Hundreds of similar letters and calls come in to The American Legion each year. Certainly, many pawn shops, military surplus stores and vendors sell medals and ribbons, but it's not the same as having those issued by the government. Unfortunately, over the years many veterans have lost, misplaced, or in some cases, discarded the medals and ribbons they earned. Often, the veteran never received the medal due to the circumstances surrounding the award, though the citation was written and granted.
The nation's guardian and repository of medals and citations is the National Personnel Records (NPR) center in St. Louis, Missouri. During the past decade, due primarily to interest spurred by the 50th anniversary of World War II, the small staff which handles medal inquiries has been hard-pressed to fulfill requests from veterans and their families for replacement medals, so most applying for replacement medals should expect a lengthy wait for a response.
NPR also has some rules. First, they will only replace medals once, and only one set. Second, NPR does not issue unit citations or awards, badges or foreign medals. Nor, with the exception of some decorations, does the government engrave the medals. Even then, decoration engraving must be requested at the time the claim is submitted.
Finally, medal requests must be made in order of precedence, by the veteran or the veteran's next-of-kin, who consist of widowed spouse, eldest son or daughter, father, mother, eldest brother, sister or grandchild. Next-of-kin may be charged a fee for replacement medals.

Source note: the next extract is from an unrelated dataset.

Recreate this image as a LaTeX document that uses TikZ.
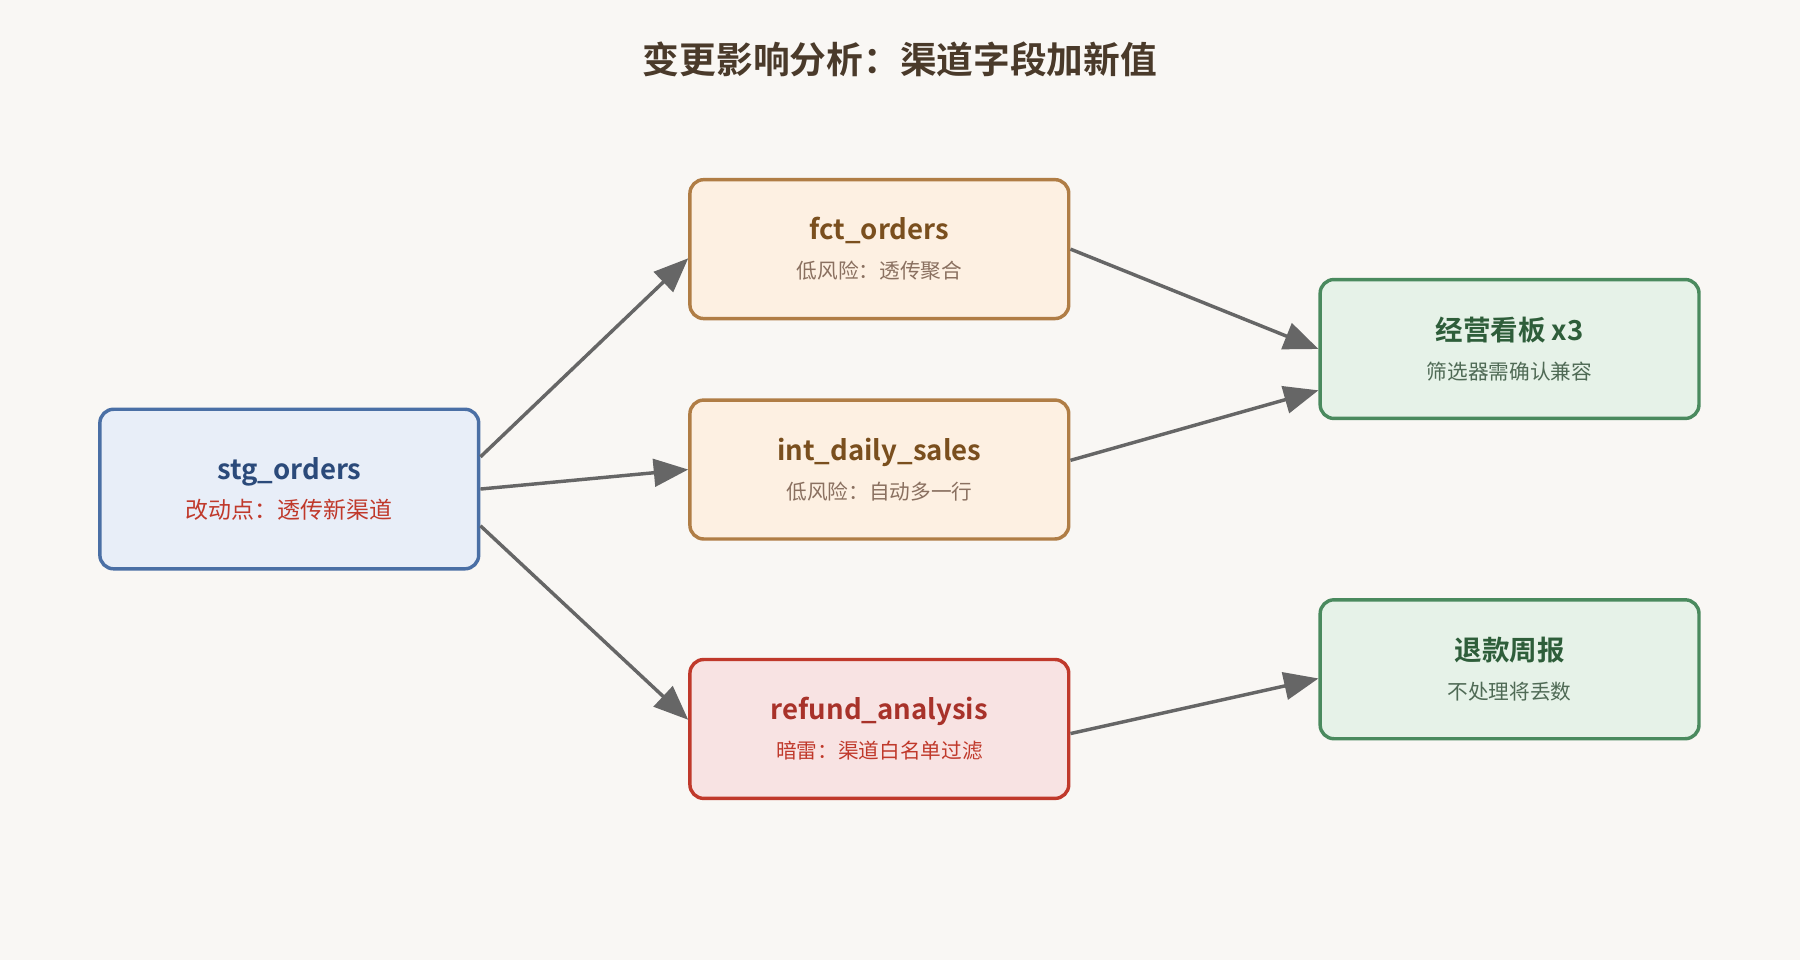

All citation records are maintained in the Entitlement of Award information. The Entitlement of Award records are maintained in the veterans personnel records and the location of those records depends on when the veteran served, where the veteran served and the branch of service. The U.S. government maintains military service records dating all the way back to the Revolutionary War in a system called the Compiled Service Records.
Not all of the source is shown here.